++++ Available records
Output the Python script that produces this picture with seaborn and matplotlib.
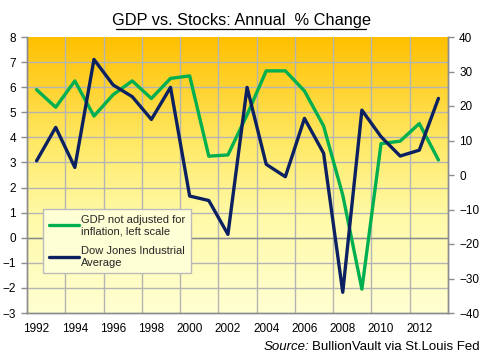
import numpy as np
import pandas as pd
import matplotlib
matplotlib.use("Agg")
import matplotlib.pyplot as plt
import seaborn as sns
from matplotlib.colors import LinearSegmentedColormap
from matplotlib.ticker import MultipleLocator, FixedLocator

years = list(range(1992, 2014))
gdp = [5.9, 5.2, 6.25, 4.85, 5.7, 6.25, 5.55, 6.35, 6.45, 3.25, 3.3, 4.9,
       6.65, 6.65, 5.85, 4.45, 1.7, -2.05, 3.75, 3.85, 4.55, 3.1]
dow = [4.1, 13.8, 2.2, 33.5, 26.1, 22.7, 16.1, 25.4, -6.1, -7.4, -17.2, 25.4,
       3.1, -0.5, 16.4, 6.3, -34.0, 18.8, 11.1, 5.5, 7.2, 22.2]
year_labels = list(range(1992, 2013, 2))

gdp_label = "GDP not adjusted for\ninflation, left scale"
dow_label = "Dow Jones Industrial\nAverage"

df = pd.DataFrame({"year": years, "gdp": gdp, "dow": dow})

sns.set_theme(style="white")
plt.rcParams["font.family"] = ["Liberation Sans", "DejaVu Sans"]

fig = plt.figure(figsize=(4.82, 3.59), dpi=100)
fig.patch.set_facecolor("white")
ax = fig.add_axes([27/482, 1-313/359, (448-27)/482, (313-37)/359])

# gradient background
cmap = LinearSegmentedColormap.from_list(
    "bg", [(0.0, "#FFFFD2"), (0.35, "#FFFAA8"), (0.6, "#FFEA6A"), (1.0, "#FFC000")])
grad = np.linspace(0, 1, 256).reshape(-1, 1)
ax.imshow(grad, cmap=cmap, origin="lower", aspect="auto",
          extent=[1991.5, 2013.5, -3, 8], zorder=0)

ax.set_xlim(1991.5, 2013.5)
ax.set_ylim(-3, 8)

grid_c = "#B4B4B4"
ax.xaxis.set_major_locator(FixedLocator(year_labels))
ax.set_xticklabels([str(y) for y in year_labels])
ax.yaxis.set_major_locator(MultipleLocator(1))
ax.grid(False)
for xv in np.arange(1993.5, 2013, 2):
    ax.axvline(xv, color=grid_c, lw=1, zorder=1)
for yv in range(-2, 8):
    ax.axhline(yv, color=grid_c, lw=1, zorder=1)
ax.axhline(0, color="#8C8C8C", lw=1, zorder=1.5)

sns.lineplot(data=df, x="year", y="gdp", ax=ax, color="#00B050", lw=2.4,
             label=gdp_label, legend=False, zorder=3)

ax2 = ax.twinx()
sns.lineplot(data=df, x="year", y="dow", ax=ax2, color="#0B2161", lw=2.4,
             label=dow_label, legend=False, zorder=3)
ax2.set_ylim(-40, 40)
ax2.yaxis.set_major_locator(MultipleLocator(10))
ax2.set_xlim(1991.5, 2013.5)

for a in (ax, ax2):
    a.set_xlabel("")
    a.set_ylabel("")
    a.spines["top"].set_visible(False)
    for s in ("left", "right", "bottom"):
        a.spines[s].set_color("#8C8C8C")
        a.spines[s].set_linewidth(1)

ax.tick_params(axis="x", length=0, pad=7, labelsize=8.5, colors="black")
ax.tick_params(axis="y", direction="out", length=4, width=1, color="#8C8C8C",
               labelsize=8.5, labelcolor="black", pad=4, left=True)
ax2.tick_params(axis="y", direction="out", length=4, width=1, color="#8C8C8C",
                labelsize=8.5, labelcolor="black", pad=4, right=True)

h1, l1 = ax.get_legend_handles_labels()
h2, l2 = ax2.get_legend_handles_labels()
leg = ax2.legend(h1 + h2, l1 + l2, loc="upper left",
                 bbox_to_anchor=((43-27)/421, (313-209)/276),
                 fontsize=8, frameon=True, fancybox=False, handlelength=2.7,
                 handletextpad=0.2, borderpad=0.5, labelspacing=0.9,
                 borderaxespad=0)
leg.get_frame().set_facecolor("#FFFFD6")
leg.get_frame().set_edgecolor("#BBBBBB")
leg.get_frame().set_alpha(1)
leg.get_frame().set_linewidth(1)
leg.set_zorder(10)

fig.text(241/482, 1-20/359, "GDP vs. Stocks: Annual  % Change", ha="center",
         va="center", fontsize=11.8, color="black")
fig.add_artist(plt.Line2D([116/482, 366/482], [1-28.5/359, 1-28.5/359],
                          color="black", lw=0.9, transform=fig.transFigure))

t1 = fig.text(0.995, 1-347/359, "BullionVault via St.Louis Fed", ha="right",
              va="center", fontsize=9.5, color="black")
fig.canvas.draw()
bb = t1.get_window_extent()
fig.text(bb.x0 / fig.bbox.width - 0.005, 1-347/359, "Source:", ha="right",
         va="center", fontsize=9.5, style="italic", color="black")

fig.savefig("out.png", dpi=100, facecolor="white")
++++++++
++++ Available records
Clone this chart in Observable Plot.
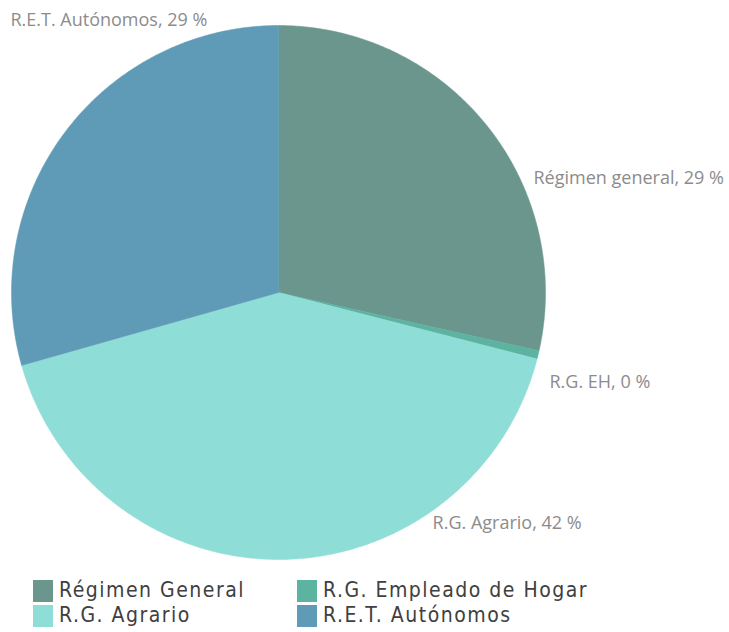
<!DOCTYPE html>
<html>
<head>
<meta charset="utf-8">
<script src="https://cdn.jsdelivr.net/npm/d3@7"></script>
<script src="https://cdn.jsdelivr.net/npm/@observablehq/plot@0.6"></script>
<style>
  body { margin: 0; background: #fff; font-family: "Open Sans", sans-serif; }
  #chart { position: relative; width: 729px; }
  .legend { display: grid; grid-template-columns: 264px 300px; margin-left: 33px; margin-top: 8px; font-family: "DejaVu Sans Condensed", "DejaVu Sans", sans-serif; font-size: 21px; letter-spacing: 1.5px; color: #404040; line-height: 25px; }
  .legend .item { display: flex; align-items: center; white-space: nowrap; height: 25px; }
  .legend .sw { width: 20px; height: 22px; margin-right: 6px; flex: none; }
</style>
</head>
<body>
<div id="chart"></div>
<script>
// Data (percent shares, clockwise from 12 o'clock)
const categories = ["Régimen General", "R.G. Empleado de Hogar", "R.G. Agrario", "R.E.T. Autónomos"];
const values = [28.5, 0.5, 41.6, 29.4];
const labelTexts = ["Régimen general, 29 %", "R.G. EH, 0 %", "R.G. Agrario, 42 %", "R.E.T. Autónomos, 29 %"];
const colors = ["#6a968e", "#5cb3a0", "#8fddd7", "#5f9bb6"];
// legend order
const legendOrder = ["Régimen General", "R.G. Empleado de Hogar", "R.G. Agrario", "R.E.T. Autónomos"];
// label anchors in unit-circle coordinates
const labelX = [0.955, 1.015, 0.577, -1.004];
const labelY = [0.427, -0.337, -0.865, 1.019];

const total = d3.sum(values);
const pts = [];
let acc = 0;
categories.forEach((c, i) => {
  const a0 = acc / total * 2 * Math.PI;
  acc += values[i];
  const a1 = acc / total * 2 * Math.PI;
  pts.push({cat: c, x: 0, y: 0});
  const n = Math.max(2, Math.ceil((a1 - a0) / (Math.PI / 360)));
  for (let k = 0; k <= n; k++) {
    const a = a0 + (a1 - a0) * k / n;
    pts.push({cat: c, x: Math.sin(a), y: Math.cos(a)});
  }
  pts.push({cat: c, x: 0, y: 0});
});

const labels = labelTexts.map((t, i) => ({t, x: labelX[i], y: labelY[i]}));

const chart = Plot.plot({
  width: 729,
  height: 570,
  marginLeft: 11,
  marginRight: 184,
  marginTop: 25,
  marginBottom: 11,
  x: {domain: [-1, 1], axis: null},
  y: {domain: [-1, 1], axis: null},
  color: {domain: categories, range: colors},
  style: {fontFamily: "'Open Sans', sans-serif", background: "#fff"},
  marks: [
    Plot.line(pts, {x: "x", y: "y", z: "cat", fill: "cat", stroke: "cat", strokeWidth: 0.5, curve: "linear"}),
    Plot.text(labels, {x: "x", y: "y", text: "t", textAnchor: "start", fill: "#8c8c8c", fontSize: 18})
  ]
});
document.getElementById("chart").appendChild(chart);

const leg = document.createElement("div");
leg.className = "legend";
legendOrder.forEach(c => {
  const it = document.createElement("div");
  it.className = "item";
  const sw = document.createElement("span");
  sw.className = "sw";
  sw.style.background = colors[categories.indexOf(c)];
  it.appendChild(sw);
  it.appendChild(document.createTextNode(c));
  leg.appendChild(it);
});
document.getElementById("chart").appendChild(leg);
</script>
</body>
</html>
++++++++
Set down the lines running from the one with "Output the Python" through the one with "from matplotlib.ticker import", both ends kept, exactly and with no pictures.

Answer to the exercise:
Output the Python script that produces this picture with seaborn and matplotlib.
import numpy as np
import pandas as pd
import matplotlib
matplotlib.use("Agg")
import matplotlib.pyplot as plt
import seaborn as sns
from matplotlib.colors import LinearSegmentedColormap
from matplotlib.ticker import MultipleLocator, FixedLocator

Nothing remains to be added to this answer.